[Set problem]
Give an exact copy of every line, leaving images out.

[Data section]
>>>
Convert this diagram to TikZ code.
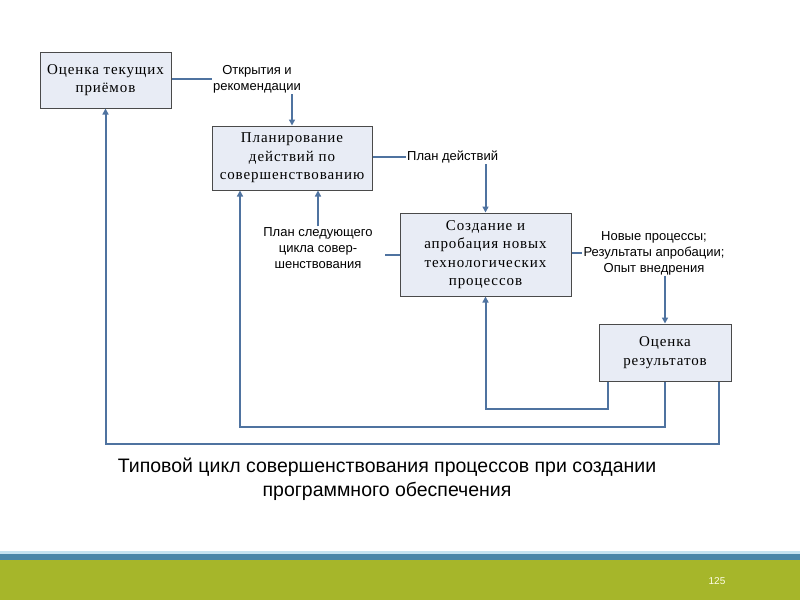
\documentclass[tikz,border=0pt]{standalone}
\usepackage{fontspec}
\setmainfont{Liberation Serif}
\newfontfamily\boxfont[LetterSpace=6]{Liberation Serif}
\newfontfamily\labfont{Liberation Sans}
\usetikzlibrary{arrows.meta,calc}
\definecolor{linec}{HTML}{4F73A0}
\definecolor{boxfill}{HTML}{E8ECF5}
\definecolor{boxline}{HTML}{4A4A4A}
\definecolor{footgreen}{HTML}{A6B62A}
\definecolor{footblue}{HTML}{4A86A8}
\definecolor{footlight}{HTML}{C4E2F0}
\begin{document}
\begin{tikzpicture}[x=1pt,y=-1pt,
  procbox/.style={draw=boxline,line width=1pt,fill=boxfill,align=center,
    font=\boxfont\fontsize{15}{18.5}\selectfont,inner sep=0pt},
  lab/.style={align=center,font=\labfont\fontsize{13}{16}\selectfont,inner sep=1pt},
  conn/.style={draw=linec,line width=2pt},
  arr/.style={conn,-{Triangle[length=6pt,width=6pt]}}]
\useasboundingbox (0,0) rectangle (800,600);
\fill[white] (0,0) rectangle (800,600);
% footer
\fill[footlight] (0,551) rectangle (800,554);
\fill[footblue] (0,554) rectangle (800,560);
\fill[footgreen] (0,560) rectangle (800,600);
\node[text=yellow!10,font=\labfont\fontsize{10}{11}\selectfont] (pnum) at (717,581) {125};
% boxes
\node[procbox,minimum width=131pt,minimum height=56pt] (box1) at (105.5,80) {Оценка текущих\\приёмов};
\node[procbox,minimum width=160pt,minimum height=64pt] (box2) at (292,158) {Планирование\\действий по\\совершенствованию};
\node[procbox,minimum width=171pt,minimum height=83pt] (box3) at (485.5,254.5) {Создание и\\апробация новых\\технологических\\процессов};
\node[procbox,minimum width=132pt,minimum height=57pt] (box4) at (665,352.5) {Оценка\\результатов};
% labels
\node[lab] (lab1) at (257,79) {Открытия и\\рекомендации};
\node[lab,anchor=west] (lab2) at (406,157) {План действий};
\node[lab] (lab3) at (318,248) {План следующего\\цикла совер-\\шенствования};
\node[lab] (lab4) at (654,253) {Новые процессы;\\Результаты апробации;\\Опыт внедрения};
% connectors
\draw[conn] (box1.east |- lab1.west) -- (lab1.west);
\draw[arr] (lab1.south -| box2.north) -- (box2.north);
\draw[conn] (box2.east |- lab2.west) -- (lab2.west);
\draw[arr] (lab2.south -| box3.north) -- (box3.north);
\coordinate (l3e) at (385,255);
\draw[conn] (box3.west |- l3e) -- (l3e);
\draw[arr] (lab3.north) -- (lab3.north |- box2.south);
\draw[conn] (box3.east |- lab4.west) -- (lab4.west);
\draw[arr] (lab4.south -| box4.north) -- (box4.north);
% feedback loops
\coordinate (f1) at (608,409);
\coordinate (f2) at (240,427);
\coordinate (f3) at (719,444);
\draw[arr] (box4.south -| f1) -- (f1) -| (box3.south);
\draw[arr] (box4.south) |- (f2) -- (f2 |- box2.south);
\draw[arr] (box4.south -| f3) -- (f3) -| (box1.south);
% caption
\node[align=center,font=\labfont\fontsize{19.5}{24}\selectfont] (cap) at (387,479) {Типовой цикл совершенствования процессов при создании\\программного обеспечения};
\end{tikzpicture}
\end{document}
<<<
[Response]
Convert this diagram to TikZ code.
\documentclass[tikz,border=0pt]{standalone}
\usepackage{fontspec}
\setmainfont{Liberation Serif}
\newfontfamily\boxfont[LetterSpace=6]{Liberation Serif}
\newfontfamily\labfont{Liberation Sans}
\usetikzlibrary{arrows.meta,calc}
\definecolor{linec}{HTML}{4F73A0}
\definecolor{boxfill}{HTML}{E8ECF5}
\definecolor{boxline}{HTML}{4A4A4A}
\definecolor{footgreen}{HTML}{A6B62A}
\definecolor{footblue}{HTML}{4A86A8}
\definecolor{footlight}{HTML}{C4E2F0}
\begin{document}
\begin{tikzpicture}[x=1pt,y=-1pt,
  procbox/.style={draw=boxline,line width=1pt,fill=boxfill,align=center,
    font=\boxfont\fontsize{15}{18.5}\selectfont,inner sep=0pt},
  lab/.style={align=center,font=\labfont\fontsize{13}{16}\selectfont,inner sep=1pt},
  conn/.style={draw=linec,line width=2pt},
  arr/.style={conn,-{Triangle[length=6pt,width=6pt]}}]
\useasboundingbox (0,0) rectangle (800,600);
\fill[white] (0,0) rectangle (800,600);
% footer
\fill[footlight] (0,551) rectangle (800,554);
\fill[footblue] (0,554) rectangle (800,560);
\fill[footgreen] (0,560) rectangle (800,600);
\node[text=yellow!10,font=\labfont\fontsize{10}{11}\selectfont] (pnum) at (717,581) {125};
% boxes
\node[procbox,minimum width=131pt,minimum height=56pt] (box1) at (105.5,80) {Оценка текущих\\приёмов};
\node[procbox,minimum width=160pt,minimum height=64pt] (box2) at (292,158) {Планирование\\действий по\\совершенствованию};
\node[procbox,minimum width=171pt,minimum height=83pt] (box3) at (485.5,254.5) {Создание и\\апробация новых\\технологических\\процессов};
\node[procbox,minimum width=132pt,minimum height=57pt] (box4) at (665,352.5) {Оценка\\результатов};
% labels
\node[lab] (lab1) at (257,79) {Открытия и\\рекомендации};
\node[lab,anchor=west] (lab2) at (406,157) {План действий};
\node[lab] (lab3) at (318,248) {План следующего\\цикла совер-\\шенствования};
\node[lab] (lab4) at (654,253) {Новые процессы;\\Результаты апробации;\\Опыт внедрения};
% connectors
\draw[conn] (box1.east |- lab1.west) -- (lab1.west);
\draw[arr] (lab1.south -| box2.north) -- (box2.north);
\draw[conn] (box2.east |- lab2.west) -- (lab2.west);
\draw[arr] (lab2.south -| box3.north) -- (box3.north);
\coordinate (l3e) at (385,255);
\draw[conn] (box3.west |- l3e) -- (l3e);
\draw[arr] (lab3.north) -- (lab3.north |- box2.south);
\draw[conn] (box3.east |- lab4.west) -- (lab4.west);
\draw[arr] (lab4.south -| box4.north) -- (box4.north);
% feedback loops
\coordinate (f1) at (608,409);
\coordinate (f2) at (240,427);
\coordinate (f3) at (719,444);
\draw[arr] (box4.south -| f1) -- (f1) -| (box3.south);
\draw[arr] (box4.south) |- (f2) -- (f2 |- box2.south);
\draw[arr] (box4.south -| f3) -- (f3) -| (box1.south);
% caption
\node[align=center,font=\labfont\fontsize{19.5}{24}\selectfont] (cap) at (387,479) {Типовой цикл совершенствования процессов при создании\\программного обеспечения};
\end{tikzpicture}
\end{document}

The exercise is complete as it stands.